## Requirements
Check every line below for the string "React", and copy the lines that contain it.
-------
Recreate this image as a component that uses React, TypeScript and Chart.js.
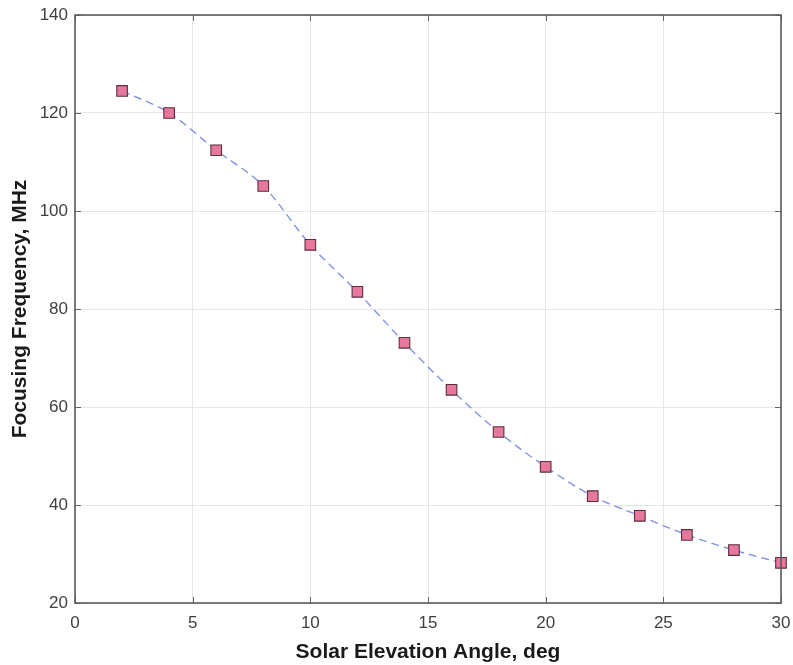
import React, { useEffect, useRef } from "react";
import { Chart, registerables } from "chart.js";

Chart.register(...registerables);

const angles = [2, 4, 6, 8, 10, 12, 14, 16, 18, 20, 22, 24, 26, 28, 30];
const frequencies = [124.5, 120, 112.4, 105.1, 93.1, 83.5, 73.1, 63.5, 54.9, 47.8, 41.8, 37.8, 33.9, 30.8, 28.2];
const xTicks = [0, 5, 10, 15, 20, 25, 30];
const yTicks = [20, 40, 60, 80, 100, 120, 140];

const FONT = "'Liberation Sans', Arial, sans-serif";

const boxPlugin = {
  id: "matlabBox",
  afterDatasetsDraw(chart: any) {
    const { ctx, chartArea: a, scales } = chart;
    const x = scales.x;
    const y = scales.y;
    ctx.save();
    ctx.strokeStyle = "#666666";
    ctx.lineWidth = 1;
    const t = 6;
    ctx.beginPath();
    xTicks.forEach((v) => {
      const px = Math.round(x.getPixelForValue(v)) + 0.5;
      ctx.moveTo(px, a.bottom);
      ctx.lineTo(px, a.bottom - t);
      ctx.moveTo(px, a.top);
      ctx.lineTo(px, a.top + t);
    });
    yTicks.forEach((v) => {
      const py = Math.round(y.getPixelForValue(v)) + 0.5;
      ctx.moveTo(a.left, py);
      ctx.lineTo(a.left + t, py);
      ctx.moveTo(a.right, py);
      ctx.lineTo(a.right - t, py);
    });
    ctx.stroke();
    ctx.lineWidth = 1.6;
    ctx.strokeStyle = "#5a5a5a";
    ctx.strokeRect(a.left, a.top, a.right - a.left, a.bottom - a.top);
    ctx.restore();
  },
};

export default function App() {
  const ref = useRef<HTMLCanvasElement>(null);
  useEffect(() => {
    if (!ref.current) return;
    const chart = new Chart(ref.current, {
      type: "line",
      data: {
        datasets: [
          {
            data: angles.map((a, i) => ({ x: a, y: frequencies[i] })),
            borderColor: "#8193e2",
            borderWidth: 1.4,
            borderDash: [8, 5],
            tension: 0.4,
            cubicInterpolationMode: "monotone",
            pointStyle: "rect",
            pointRadius: 7.5,
            pointBackgroundColor: "#e7779c",
            pointBorderColor: "#5a3040",
            pointBorderWidth: 1.1,
            fill: false,
            clip: false,
          },
        ],
      },
      options: {
        animation: false,
        responsive: false,
        events: [],
        layout: { padding: { top: 15, right: 12, left: 0, bottom: 0 } },
        plugins: { legend: { display: false }, tooltip: { enabled: false } },
        scales: {
          x: {
            type: "linear",
            min: 0,
            max: 30,
            afterBuildTicks: (s: any) => {
              s.ticks = xTicks.map((v) => ({ value: v }));
            },
            afterFit: (s: any) => {
              s.height = 62;
              s.paddingLeft = 0;
              s.paddingRight = 0;
            },
            border: { display: false },
            grid: { color: "#e6e6e6", lineWidth: 1, drawTicks: false },
            ticks: {
              color: "#404040",
              font: { family: FONT, size: 17 },
              padding: 10,
              maxRotation: 0,
            },
            title: {
              display: true,
              text: "Solar Elevation Angle, deg",
              color: "#1a1a1a",
              font: { family: FONT, size: 21, weight: "bold" },
              padding: { top: 3, bottom: 0 },
            },
          },
          y: {
            type: "linear",
            min: 20,
            max: 140,
            afterBuildTicks: (s: any) => {
              s.ticks = yTicks.map((v) => ({ value: v }));
            },
            afterFit: (s: any) => {
              s.width = 75;
              s.paddingTop = 0;
              s.paddingBottom = 0;
            },
            border: { display: false },
            grid: { color: "#e6e6e6", lineWidth: 1, drawTicks: false },
            ticks: {
              color: "#404040",
              font: { family: FONT, size: 17 },
              padding: 7,
            },
            title: {
              display: true,
              text: "Focusing Frequency, MHz",
              color: "#1a1a1a",
              font: { family: FONT, size: 21, weight: "bold" },
              padding: { top: 8, bottom: 0 },
            },
          },
        },
      },
      plugins: [boxPlugin],
    } as any);
    return () => chart.destroy();
  }, []);
  return (
    <div style={{ position: "fixed", left: 0, top: 0, width: 793, height: 665, background: "#fff" }}>
      <canvas ref={ref} width={793} height={665} />
    </div>
  );
}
-------
## In response
Recreate this image as a component that uses React, TypeScript and Chart.js.
import React, { useEffect, useRef } from "react";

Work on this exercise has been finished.